Layoffs and cutbacks continue to plague the tech sector with last week’s announcement that Amazon, the country’s second-largest company by revenue, would pause corporate hiring. Layoff announcements at Twitter, Lyft, and others, echoed the e-commerce giant’s news.
Last month, U.S. markets saw 33,843 job cuts, with 9,587 of those in the tech sector. So far this year, the tech industry has cut 28,207 jobs, up 162% from the same time period last year.
According to Amazon, executive leadership has frozen incremental hiring while the economy remains “in an uncertain place.” The decision follows last month’s pause in its retail business, which is in place until the end of 2022.
In a note posted internally and on the company’s blog, Beth Galetti, the Amazon executive in charge of human resources, said the company plans to keep the latest freeze “in place for the next few months” as they “continue to monitor what we’re seeing in the economy and the business.”
Companies in the tech sector have enjoyed surging valuations over the past 10 years, even helping buoy the broader market during the pandemic. The latest earnings season, however, saw the sector announcing likely slowdowns related to elevated inflation and the Fed’s efforts to suppress it via interest rate hikes.
While more prominent players like Amazon and Meta have slowed growth in recent months, relatively more minor tech companies have been announcing outright layoffs.
On Thursday, the ride-hailing service, Lyft, announced that 13% of its workforce, roughly 650 people, would be laid off. Payment processing platform Stripe also intends to reduce headcount, dropping 1,100 positions, or 14% of all employees.
For its part, Amazon anticipates that its current quarter may end up being its slowest in 20 years.

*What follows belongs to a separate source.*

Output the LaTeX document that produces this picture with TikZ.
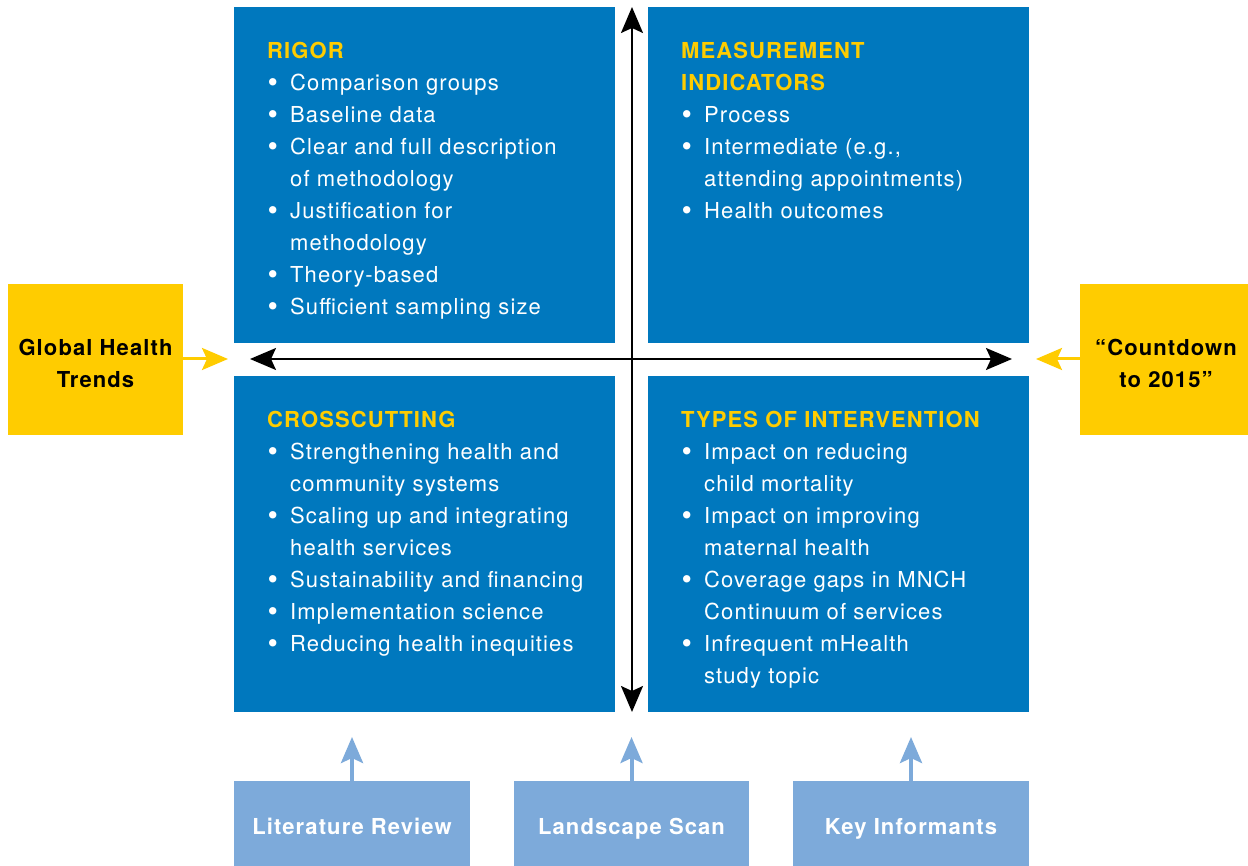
\documentclass[tikz,border=0pt]{standalone}
\usepackage{fontspec}
\setmainfont{TeX Gyre Heros}[LetterSpace=5]
\usepackage{tikz}
\usetikzlibrary{
    arrows.meta,
    positioning,
    calc
}
\usepackage{xcolor}
\definecolor{quadblue}{RGB}{0,120,190}
\definecolor{trendyellow}{RGB}{255,204,0}
\definecolor{sourceblue}{RGB}{125,170,218}

% bullet line with hanging indent
\newcommand{\bitem}[1]{\par\hangindent=23pt\hangafter=1\noindent\makebox[23pt][l]{\hspace{0.5pt}\raisebox{-2pt}{\scalebox{1.35}{\textbullet}}}#1}
\newcommand{\qtitle}[1]{{\color{trendyellow}\bfseries #1}}

\begin{document}
\begin{tikzpicture}[
    x=1pt, y=-1pt,
    quad/.style={
        rectangle, fill=quadblue, inner sep=0pt,
        minimum width=381pt, minimum height=336pt, anchor=north west
    },
    qtext/.style={
        anchor=north west, inner sep=0pt, text width=350pt, align=left,
        text=white, font=\fontsize{22}{32}\selectfont
    },
    trend/.style={
        rectangle, fill=trendyellow, inner sep=0pt, minimum height=151pt
    },
    trendtext/.style={
        inner sep=0pt, align=center,
        font=\fontsize{22}{32}\selectfont\bfseries
    },
    source/.style={
        rectangle, fill=sourceblue, inner sep=0pt,
        minimum width=236pt, minimum height=85pt,
        text height=21pt, text depth=0pt,
        text=white, font=\fontsize{22}{26}\selectfont\bfseries
    },
    axis/.style={{Stealth[length=26pt, width=22pt, inset=5pt]}-{Stealth[length=26pt, width=22pt, inset=5pt]}, line width=2pt},
    arrow/.style={-{Stealth[length=26pt, width=22pt, inset=5pt]}, line width=3pt}
]
\useasboundingbox (0,0) rectangle (1248,866);

% Quadrants
\node[quad] (rigor) at (234,7) {};
\node[quad] (measure) at (648,7) {};
\node[quad] (cross) at (234,376) {};
\node[quad] (types) at (648,376) {};

\node[qtext] (rigortxt) at ($(rigor.north west)+(33,35)$) {%
\qtitle{RIGOR}
\bitem{Comparison groups}
\bitem{Baseline data}
\bitem{Clear and full description\newline of methodology}
\bitem{Justification for\newline methodology}
\bitem{Theory-based}
\bitem{Sufficient sampling size}\par};

\node[qtext] (measuretxt) at ($(measure.north west)+(33,35)$) {%
\qtitle{MEASUREMENT\newline INDICATORS}
\bitem{Process}
\bitem{Intermediate (e.g.,\newline attending appointments)}
\bitem{Health outcomes}\par};

\node[qtext] (crosstxt) at ($(cross.north west)+(33,35)$) {%
\qtitle{CROSSCUTTING}
\bitem{Strengthening health and\newline community systems}
\bitem{Scaling up and integrating\newline health services}
\bitem{Sustainability and financing}
\bitem{Implementation science}
\bitem{Reducing health inequities}\par};

\node[qtext] (typestxt) at ($(types.north west)+(33,35)$) {%
\qtitle{TYPES OF INTERVENTION}
\bitem{Impact on reducing\newline child mortality}
\bitem{Impact on improving\newline maternal health}
\bitem{Coverage gaps in MNCH\newline Continuum of services}
\bitem{Infrequent mHealth\newline study topic}\par};

% Axes
\coordinate (axleft) at (250,359);
\coordinate (axright) at (1012,359);
\coordinate (axtop) at (632,7);
\coordinate (axbottom) at (632,712);
\draw[axis] (axleft) -- (axright);
\draw[axis] (axtop) -- (axbottom);

% Trends (left and right)
\node[trend, minimum width=175pt] (global) at (95.5,359.5) {};
\node[trend, minimum width=168pt] (countdown) at (1164,359.5) {};
\node[trendtext] (globaltxt) at ($(global.center)+(0,3.5)$) {Global Health\\Trends};
\node[trendtext] (countdowntxt) at ($(countdown.center)+(2,3.5)$) {``Countdown\\to 2015''};
\coordinate (globalend) at (228,359);
\coordinate (countdownend) at (1036,359);
\draw[arrow, trendyellow] (global.east |- globalend) -- (globalend);
\draw[arrow, trendyellow] (countdown.west |- countdownend) -- (countdownend);

% Sources
\node[source] (lit) at (352,823.5) {Literature Review};
\node[source, minimum width=235pt] (land) at (631.5,823.5) {Landscape Scan};
\node[source] (key) at (911,823.5) {Key Informants};
\coordinate (litend) at (352,737);
\coordinate (landend) at (631.5,737);
\coordinate (keyend) at (911,737);
\draw[arrow, sourceblue, line width=4pt] (lit.north) -- (litend);
\draw[arrow, sourceblue, line width=4pt] (land.north) -- (landend);
\draw[arrow, sourceblue, line width=4pt] (key.north) -- (keyend);

\end{tikzpicture}
\end{document}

In a recent internal email, Lyft co-founders Logan Green and John Zimmer told employees their decision to proceed with layoffs was driven by their belief of “a probable recession sometime in the next year.” According to the co-founders, “It was important to take these proactive actions to ensure we can accelerate execution, stay focused on the best opportunities to drive profitable growth, and deliver strong business results.”
Lyft also announced plans to offload its first-party vehicle service business. Reportedly, the acquiring company is expected to offer existing employees team roles at the new organization.
Perhaps one of the more high-profile layoffs is Twitter’s headcount reduction. After the highly publicized private takeover by Elon Musk, the company announced a sizeable reduction in positions. Nearly half of Twitter’s 7,500-person workforce was reportedly let go.
Since Musk took over, the company has reportedly witnessed several brands pull advertisements, leading to a “massive drop in revenue,” according to the Tesla CEO.
Stripe co-founder and chief executive Patrick Collison admitted his company’s headcount grew too aggressively during the pandemic. The company is now facing severe economic headwinds, forcing it to slim down.
According to Collison, the Ireland-based payment processor was “too optimistic about the internet economy’s near-term growth” and “underestimated both the likelihood and impact of a broader slowdown.”